EXERCISE BRIEF: Copy the data that follows exactly. Include no pictures.
── RECORDED INFORMATION ──
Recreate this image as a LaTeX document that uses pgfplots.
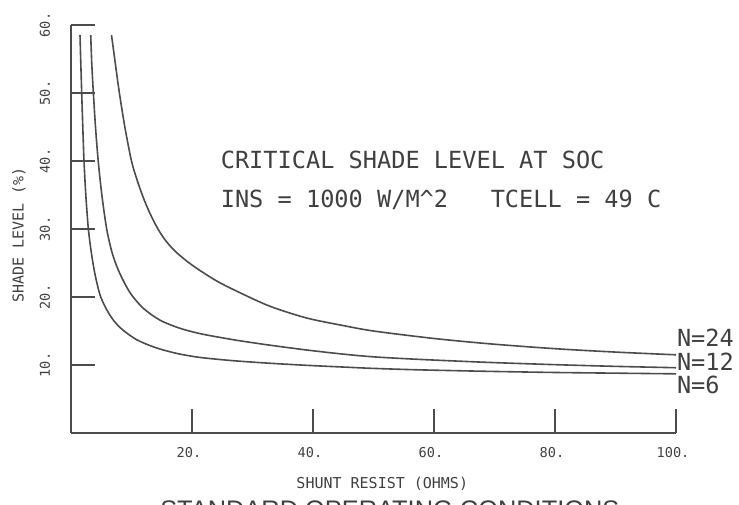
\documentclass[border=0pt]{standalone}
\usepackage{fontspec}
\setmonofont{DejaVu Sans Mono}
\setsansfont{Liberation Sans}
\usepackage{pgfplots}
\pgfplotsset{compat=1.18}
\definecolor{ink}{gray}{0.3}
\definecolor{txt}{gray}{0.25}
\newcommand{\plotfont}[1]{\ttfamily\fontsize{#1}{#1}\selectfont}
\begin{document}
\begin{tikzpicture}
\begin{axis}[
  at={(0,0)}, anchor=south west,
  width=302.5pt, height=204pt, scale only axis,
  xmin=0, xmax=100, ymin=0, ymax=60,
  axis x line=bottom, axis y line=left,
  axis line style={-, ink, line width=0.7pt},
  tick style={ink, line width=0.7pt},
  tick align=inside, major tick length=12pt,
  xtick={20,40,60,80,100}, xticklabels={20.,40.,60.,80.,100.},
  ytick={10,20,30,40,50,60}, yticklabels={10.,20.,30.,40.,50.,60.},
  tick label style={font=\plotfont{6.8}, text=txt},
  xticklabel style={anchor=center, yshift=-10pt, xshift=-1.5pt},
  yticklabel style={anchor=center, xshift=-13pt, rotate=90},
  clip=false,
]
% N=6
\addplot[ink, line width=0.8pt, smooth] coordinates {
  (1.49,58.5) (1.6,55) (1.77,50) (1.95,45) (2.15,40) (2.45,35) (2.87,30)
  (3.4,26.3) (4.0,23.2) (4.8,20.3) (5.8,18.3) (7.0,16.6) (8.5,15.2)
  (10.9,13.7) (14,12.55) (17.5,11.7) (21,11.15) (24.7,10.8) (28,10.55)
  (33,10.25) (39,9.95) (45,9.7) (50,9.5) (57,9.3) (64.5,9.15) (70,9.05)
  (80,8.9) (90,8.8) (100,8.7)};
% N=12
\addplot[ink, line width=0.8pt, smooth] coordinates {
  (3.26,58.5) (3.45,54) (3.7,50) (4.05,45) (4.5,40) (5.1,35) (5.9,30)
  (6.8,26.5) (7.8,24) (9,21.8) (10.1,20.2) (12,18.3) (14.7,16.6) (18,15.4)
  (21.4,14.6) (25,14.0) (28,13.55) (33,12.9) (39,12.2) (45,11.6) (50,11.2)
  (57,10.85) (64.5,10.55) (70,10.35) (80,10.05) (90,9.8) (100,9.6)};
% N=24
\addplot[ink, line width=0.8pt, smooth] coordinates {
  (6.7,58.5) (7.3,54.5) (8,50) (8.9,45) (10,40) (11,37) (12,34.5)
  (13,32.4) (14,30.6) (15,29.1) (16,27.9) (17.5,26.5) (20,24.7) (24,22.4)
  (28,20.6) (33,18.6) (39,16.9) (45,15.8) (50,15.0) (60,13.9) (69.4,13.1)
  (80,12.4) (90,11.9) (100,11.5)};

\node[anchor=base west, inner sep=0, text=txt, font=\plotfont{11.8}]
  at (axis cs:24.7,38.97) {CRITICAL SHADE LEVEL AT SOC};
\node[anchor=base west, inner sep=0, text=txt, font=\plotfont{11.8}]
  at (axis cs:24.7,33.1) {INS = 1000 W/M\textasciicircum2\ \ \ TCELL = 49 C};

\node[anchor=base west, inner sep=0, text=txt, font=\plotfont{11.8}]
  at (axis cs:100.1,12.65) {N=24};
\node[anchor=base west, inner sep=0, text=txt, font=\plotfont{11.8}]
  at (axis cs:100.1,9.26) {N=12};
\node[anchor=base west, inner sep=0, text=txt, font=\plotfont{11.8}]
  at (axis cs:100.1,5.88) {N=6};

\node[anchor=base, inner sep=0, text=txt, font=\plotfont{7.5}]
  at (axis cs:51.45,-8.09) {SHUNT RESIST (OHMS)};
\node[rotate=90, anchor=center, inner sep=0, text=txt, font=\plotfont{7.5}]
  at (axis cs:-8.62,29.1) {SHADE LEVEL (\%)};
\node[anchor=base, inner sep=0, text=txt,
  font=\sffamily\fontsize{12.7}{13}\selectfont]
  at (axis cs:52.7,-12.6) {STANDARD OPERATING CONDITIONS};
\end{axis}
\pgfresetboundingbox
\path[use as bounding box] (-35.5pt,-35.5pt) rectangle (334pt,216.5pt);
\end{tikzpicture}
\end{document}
───
COMPLETE RESPONSE:
Recreate this image as a LaTeX document that uses pgfplots.
\documentclass[border=0pt]{standalone}
\usepackage{fontspec}
\setmonofont{DejaVu Sans Mono}
\setsansfont{Liberation Sans}
\usepackage{pgfplots}
\pgfplotsset{compat=1.18}
\definecolor{ink}{gray}{0.3}
\definecolor{txt}{gray}{0.25}
\newcommand{\plotfont}[1]{\ttfamily\fontsize{#1}{#1}\selectfont}
\begin{document}
\begin{tikzpicture}
\begin{axis}[
  at={(0,0)}, anchor=south west,
  width=302.5pt, height=204pt, scale only axis,
  xmin=0, xmax=100, ymin=0, ymax=60,
  axis x line=bottom, axis y line=left,
  axis line style={-, ink, line width=0.7pt},
  tick style={ink, line width=0.7pt},
  tick align=inside, major tick length=12pt,
  xtick={20,40,60,80,100}, xticklabels={20.,40.,60.,80.,100.},
  ytick={10,20,30,40,50,60}, yticklabels={10.,20.,30.,40.,50.,60.},
  tick label style={font=\plotfont{6.8}, text=txt},
  xticklabel style={anchor=center, yshift=-10pt, xshift=-1.5pt},
  yticklabel style={anchor=center, xshift=-13pt, rotate=90},
  clip=false,
]
% N=6
\addplot[ink, line width=0.8pt, smooth] coordinates {
  (1.49,58.5) (1.6,55) (1.77,50) (1.95,45) (2.15,40) (2.45,35) (2.87,30)
  (3.4,26.3) (4.0,23.2) (4.8,20.3) (5.8,18.3) (7.0,16.6) (8.5,15.2)
  (10.9,13.7) (14,12.55) (17.5,11.7) (21,11.15) (24.7,10.8) (28,10.55)
  (33,10.25) (39,9.95) (45,9.7) (50,9.5) (57,9.3) (64.5,9.15) (70,9.05)
  (80,8.9) (90,8.8) (100,8.7)};
% N=12
\addplot[ink, line width=0.8pt, smooth] coordinates {
  (3.26,58.5) (3.45,54) (3.7,50) (4.05,45) (4.5,40) (5.1,35) (5.9,30)
  (6.8,26.5) (7.8,24) (9,21.8) (10.1,20.2) (12,18.3) (14.7,16.6) (18,15.4)
  (21.4,14.6) (25,14.0) (28,13.55) (33,12.9) (39,12.2) (45,11.6) (50,11.2)
  (57,10.85) (64.5,10.55) (70,10.35) (80,10.05) (90,9.8) (100,9.6)};
% N=24
\addplot[ink, line width=0.8pt, smooth] coordinates {
  (6.7,58.5) (7.3,54.5) (8,50) (8.9,45) (10,40) (11,37) (12,34.5)
  (13,32.4) (14,30.6) (15,29.1) (16,27.9) (17.5,26.5) (20,24.7) (24,22.4)
  (28,20.6) (33,18.6) (39,16.9) (45,15.8) (50,15.0) (60,13.9) (69.4,13.1)
  (80,12.4) (90,11.9) (100,11.5)};

\node[anchor=base west, inner sep=0, text=txt, font=\plotfont{11.8}]
  at (axis cs:24.7,38.97) {CRITICAL SHADE LEVEL AT SOC};
\node[anchor=base west, inner sep=0, text=txt, font=\plotfont{11.8}]
  at (axis cs:24.7,33.1) {INS = 1000 W/M\textasciicircum2\ \ \ TCELL = 49 C};

\node[anchor=base west, inner sep=0, text=txt, font=\plotfont{11.8}]
  at (axis cs:100.1,12.65) {N=24};
\node[anchor=base west, inner sep=0, text=txt, font=\plotfont{11.8}]
  at (axis cs:100.1,9.26) {N=12};
\node[anchor=base west, inner sep=0, text=txt, font=\plotfont{11.8}]
  at (axis cs:100.1,5.88) {N=6};

\node[anchor=base, inner sep=0, text=txt, font=\plotfont{7.5}]
  at (axis cs:51.45,-8.09) {SHUNT RESIST (OHMS)};
\node[rotate=90, anchor=center, inner sep=0, text=txt, font=\plotfont{7.5}]
  at (axis cs:-8.62,29.1) {SHADE LEVEL (\%)};
\node[anchor=base, inner sep=0, text=txt,
  font=\sffamily\fontsize{12.7}{13}\selectfont]
  at (axis cs:52.7,-12.6) {STANDARD OPERATING CONDITIONS};
\end{axis}
\pgfresetboundingbox
\path[use as bounding box] (-35.5pt,-35.5pt) rectangle (334pt,216.5pt);
\end{tikzpicture}
\end{document}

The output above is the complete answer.